**Stated problem:** Reproduce the material word for word; the images stay out.

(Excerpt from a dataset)

= = = = =

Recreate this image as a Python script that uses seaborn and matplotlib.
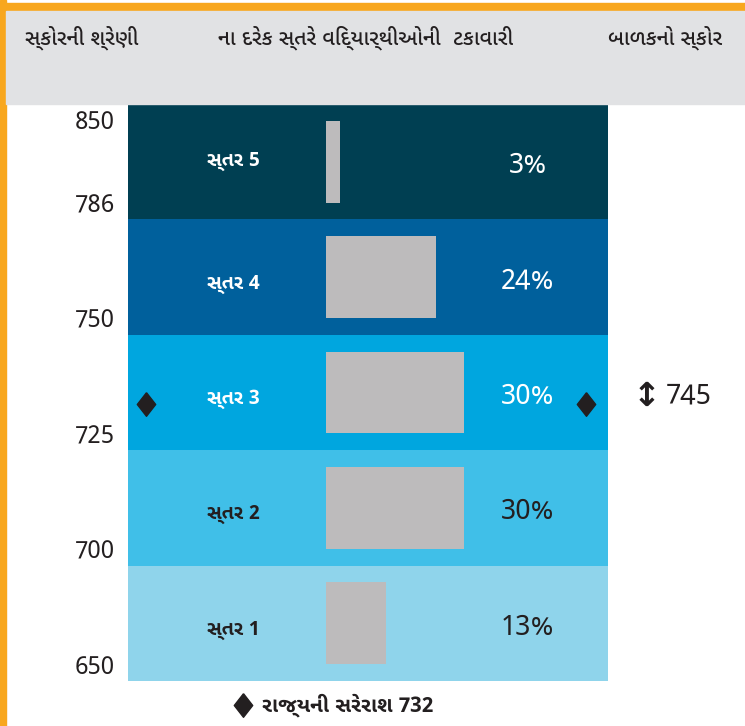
import matplotlib
matplotlib.use("Agg")
import matplotlib.pyplot as plt
from matplotlib.patches import Rectangle
import seaborn as sns
import pandas as pd

# data
levels = ["સ્તર 5", "સ્તર 4", "સ્તર 3", "સ્તર 2", "સ્તર 1"]
pcts = [3, 24, 30, 30, 13]
score_cuts = [850, 786, 750, 725, 700, 650]
state_avg = 732
child_score = 745
headers = ["સ્કોરની શ્રેણી", "ના દરેક સ્તરે વિદ્યાર્થીઓની  ટકાવારી", "બાળકનો સ્કોર"]
legend_label = "રાજ્યની સરેરાશ"

band_colors = ["#003f52", "#00609c", "#00a6df", "#40bfe8", "#8fd4eb"]
text_colors = ["white", "white", "white", "#231f20", "#231f20"]

sns.set_theme(style="white")
plt.rcParams["font.family"] = ["Noto Sans Gujarati UI", "DejaVu Sans"]

df = pd.DataFrame({"level": levels, "pct": pcts})

# diamond a bit taller than wide
diamond = [(0, 1), (0.78, 0), (0, -1), (-0.78, 0), (0, 1)]

W, H = 745, 726
fig = plt.figure(figsize=(W / 100, H / 100), dpi=100)
fig.patch.set_facecolor("white")

# frame: orange border + grey header
fig.patches.append(Rectangle((0, 0), 6 / W, 1, transform=fig.transFigure,
                             color="#f8a71e", zorder=0))
fig.patches.append(Rectangle((0, 1 - 11 / H), 1, 8 / H, transform=fig.transFigure,
                             color="#f8a71e", zorder=0))
fig.patches.append(Rectangle((6 / W, 1 - 104 / H), 1, 93 / H, transform=fig.transFigure,
                             color="#e1e2e4", zorder=0))

ax = fig.add_axes([128 / W, (H - 681) / H, 480 / W, 577 / H])
sns.barplot(data=df, x="pct", y="level", orient="h", color="#bdbbbc",
            saturation=1, width=0.71, linewidth=0, edgecolor="none", ax=ax, zorder=3)
ax.set_xlim(-43, 61.3)
ax.set_ylim(4.5, -0.5)
for i, c in enumerate(band_colors):
    ax.axhspan(i - 0.5, i + 0.5, color=c, lw=0, zorder=1)
ax.set_axis_off()

ty = ax.get_yaxis_transform()
for i, (lv, p) in enumerate(zip(levels, pcts)):
    ax.text(0.219, i + (0.0 if i == 0 else 0.06), lv, transform=ty, ha="center", va="center",
            fontsize=14, fontweight="bold", color=text_colors[i], zorder=4)
    ax.text(0.833, i + 0.03, f"{p}%", transform=ty, ha="center", va="center",
            fontsize=20, color=text_colors[i], zorder=4)

# score range labels at band edges
for j, s in enumerate(score_cuts):
    y = -0.5 + 0.16 if j == 0 else j - 0.5 - 0.12
    ax.text(-0.027, y, str(s), transform=ty, ha="right", va="center",
            fontsize=17.5, color="#231f20")

# state average diamonds and child score
band_idx = next(i for i in range(5) if score_cuts[i + 1] <= state_avg < score_cuts[i])
ax.plot([0.0375, 0.954], [band_idx + 0.1] * 2, transform=ty, ls="none",
        marker=diamond, ms=17, color="#231f20", clip_on=False, zorder=5)
child_idx = next(i for i in range(5) if score_cuts[i + 1] <= child_score < score_cuts[i])
ax.text(1.081, child_idx + 0.03, "\u2195", transform=ty, ha="center", va="center",
        fontsize=24, fontweight="bold", color="#231f20", family="DejaVu Sans")
ax.text(1.12, child_idx + 0.03, str(child_score), transform=ty, ha="left", va="center",
        fontsize=20, color="#231f20")

# header texts
fig.text(25 / W, 1 - 38 / H, headers[0], ha="left", va="center", fontsize=15.2,
         fontweight="medium", color="#231f20")
fig.text(218 / W, 1 - 38 / H, headers[1], ha="left", va="center", fontsize=15.2,
         fontweight="medium", color="#231f20")
fig.text(608 / W, 1 - 38 / H, headers[2], ha="left", va="center", fontsize=15.2,
         fontweight="medium", color="#231f20")

# legend
fig.lines.append(plt.Line2D([243 / W], [1 - 705 / H], transform=fig.transFigure,
                            marker=diamond, ms=17, color="#231f20", ls="none"))
fig.text(262 / W, 1 - 705 / H, f"{legend_label} {state_avg}", ha="left", va="center",
         fontsize=15, fontweight="bold", color="#231f20")

fig.savefig("out.png", dpi=100)
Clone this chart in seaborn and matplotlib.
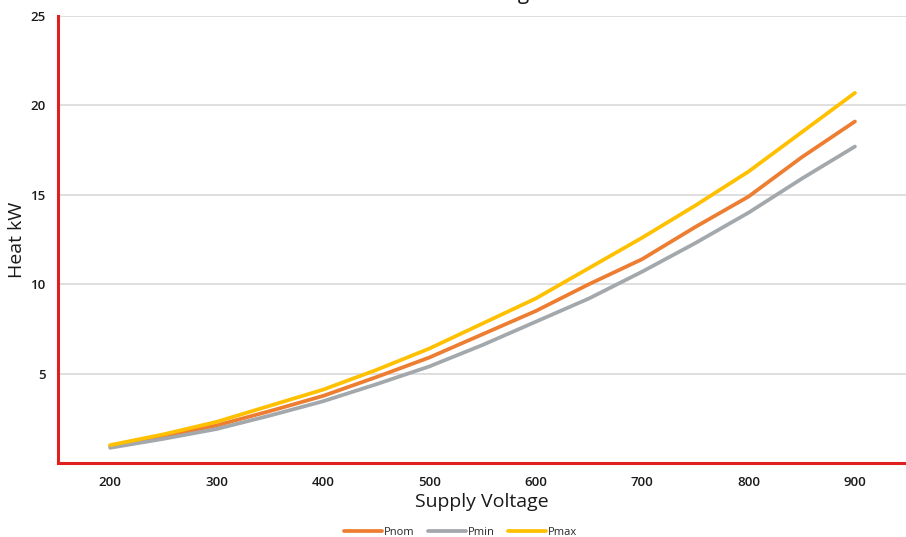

= = = = =

**Complete output:**
Recreate this image as a Python script that uses seaborn and matplotlib.
import matplotlib
matplotlib.use("Agg")
import matplotlib.pyplot as plt
from matplotlib.patches import Rectangle
import seaborn as sns
import pandas as pd

# data
levels = ["સ્તર 5", "સ્તર 4", "સ્તર 3", "સ્તર 2", "સ્તર 1"]
pcts = [3, 24, 30, 30, 13]
score_cuts = [850, 786, 750, 725, 700, 650]
state_avg = 732
child_score = 745
headers = ["સ્કોરની શ્રેણી", "ના દરેક સ્તરે વિદ્યાર્થીઓની  ટકાવારી", "બાળકનો સ્કોર"]
legend_label = "રાજ્યની સરેરાશ"

band_colors = ["#003f52", "#00609c", "#00a6df", "#40bfe8", "#8fd4eb"]
text_colors = ["white", "white", "white", "#231f20", "#231f20"]

sns.set_theme(style="white")
plt.rcParams["font.family"] = ["Noto Sans Gujarati UI", "DejaVu Sans"]

df = pd.DataFrame({"level": levels, "pct": pcts})

# diamond a bit taller than wide
diamond = [(0, 1), (0.78, 0), (0, -1), (-0.78, 0), (0, 1)]

W, H = 745, 726
fig = plt.figure(figsize=(W / 100, H / 100), dpi=100)
fig.patch.set_facecolor("white")

# frame: orange border + grey header
fig.patches.append(Rectangle((0, 0), 6 / W, 1, transform=fig.transFigure,
                             color="#f8a71e", zorder=0))
fig.patches.append(Rectangle((0, 1 - 11 / H), 1, 8 / H, transform=fig.transFigure,
                             color="#f8a71e", zorder=0))
fig.patches.append(Rectangle((6 / W, 1 - 104 / H), 1, 93 / H, transform=fig.transFigure,
                             color="#e1e2e4", zorder=0))

ax = fig.add_axes([128 / W, (H - 681) / H, 480 / W, 577 / H])
sns.barplot(data=df, x="pct", y="level", orient="h", color="#bdbbbc",
            saturation=1, width=0.71, linewidth=0, edgecolor="none", ax=ax, zorder=3)
ax.set_xlim(-43, 61.3)
ax.set_ylim(4.5, -0.5)
for i, c in enumerate(band_colors):
    ax.axhspan(i - 0.5, i + 0.5, color=c, lw=0, zorder=1)
ax.set_axis_off()

ty = ax.get_yaxis_transform()
for i, (lv, p) in enumerate(zip(levels, pcts)):
    ax.text(0.219, i + (0.0 if i == 0 else 0.06), lv, transform=ty, ha="center", va="center",
            fontsize=14, fontweight="bold", color=text_colors[i], zorder=4)
    ax.text(0.833, i + 0.03, f"{p}%", transform=ty, ha="center", va="center",
            fontsize=20, color=text_colors[i], zorder=4)

# score range labels at band edges
for j, s in enumerate(score_cuts):
    y = -0.5 + 0.16 if j == 0 else j - 0.5 - 0.12
    ax.text(-0.027, y, str(s), transform=ty, ha="right", va="center",
            fontsize=17.5, color="#231f20")

# state average diamonds and child score
band_idx = next(i for i in range(5) if score_cuts[i + 1] <= state_avg < score_cuts[i])
ax.plot([0.0375, 0.954], [band_idx + 0.1] * 2, transform=ty, ls="none",
        marker=diamond, ms=17, color="#231f20", clip_on=False, zorder=5)
child_idx = next(i for i in range(5) if score_cuts[i + 1] <= child_score < score_cuts[i])
ax.text(1.081, child_idx + 0.03, "\u2195", transform=ty, ha="center", va="center",
        fontsize=24, fontweight="bold", color="#231f20", family="DejaVu Sans")
ax.text(1.12, child_idx + 0.03, str(child_score), transform=ty, ha="left", va="center",
        fontsize=20, color="#231f20")

# header texts
fig.text(25 / W, 1 - 38 / H, headers[0], ha="left", va="center", fontsize=15.2,
         fontweight="medium", color="#231f20")
fig.text(218 / W, 1 - 38 / H, headers[1], ha="left", va="center", fontsize=15.2,
         fontweight="medium", color="#231f20")
fig.text(608 / W, 1 - 38 / H, headers[2], ha="left", va="center", fontsize=15.2,
         fontweight="medium", color="#231f20")

# legend
fig.lines.append(plt.Line2D([243 / W], [1 - 705 / H], transform=fig.transFigure,
                            marker=diamond, ms=17, color="#231f20", ls="none"))
fig.text(262 / W, 1 - 705 / H, f"{legend_label} {state_avg}", ha="left", va="center",
         fontsize=15, fontweight="bold", color="#231f20")

fig.savefig("out.png", dpi=100)
Clone this chart in seaborn and matplotlib.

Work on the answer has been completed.